Another big downside to the monoclonal antibodies could be their cost. Due to their high cost, “It’s highly likely the monoclonal antibodies will be for people who don’t respond to the less expensive medications,” Lipton says.
A study presented at the 2018 American Academy of Neurology annual meeting offers evidence that these drugs might work for people who haven’t found relief with other drugs. In the study, more than twice as many patients who’d failed at two to four other migraine treatments had their migraine days cut by at least 50% with Aimovig, compared with placebo (a treatment with dummy medicine that has no effect).
Small-Molecule Drugs
Further back in development is another group of CGRP-targeting drugs that are pills instead of shots. Although these drugs are designed to prevent and treat migraines, the only ones being made so far stop migraine attacks once they start.
Two of these drugs — rimegepant (Zydis) and ubrogepant — are in phase III studies, the final study needed before the FDA can consider its approval. A few other drugs that work in the same way were in development, but their manufacturers discontinued them because of concerns about liver damage.
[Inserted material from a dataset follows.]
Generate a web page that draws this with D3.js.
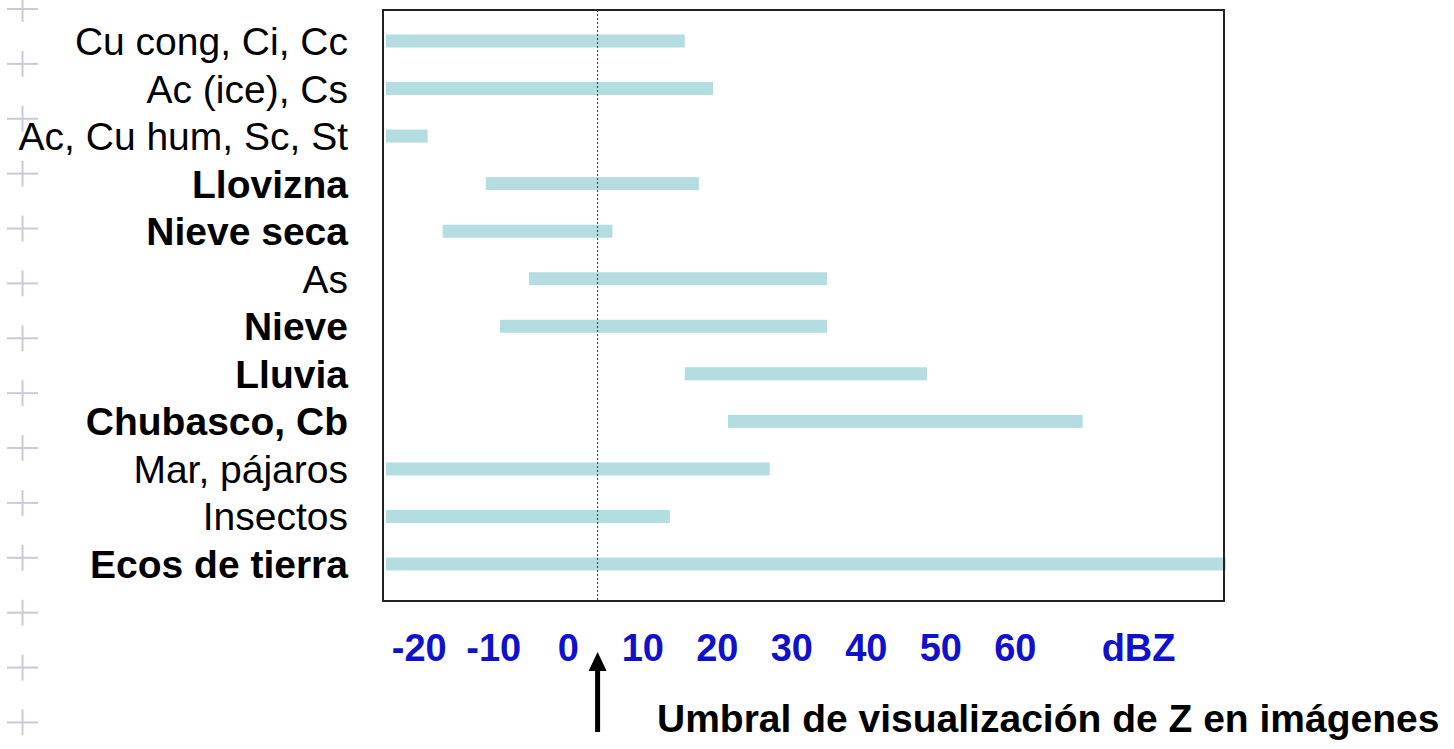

Another new drug in the migraine pipeline is lasmiditan. It works the same way as triptans. But unlike the triptans, it doesn’t constrict blood vessels, so it avoids some of the heart-related side effects. Its manufacturer, Eli Lilly, plans to submit a new drug application to the FDA in the second half of 2018.
The variety of new migraine drugs on the way could give people with chronic migraine more options and make treatment success more likely. “Migraine is really more than one disease,” Lipton says. “The reason one person responds to treatment and not another may be due to fundamental biological differences we have not yet discovered.”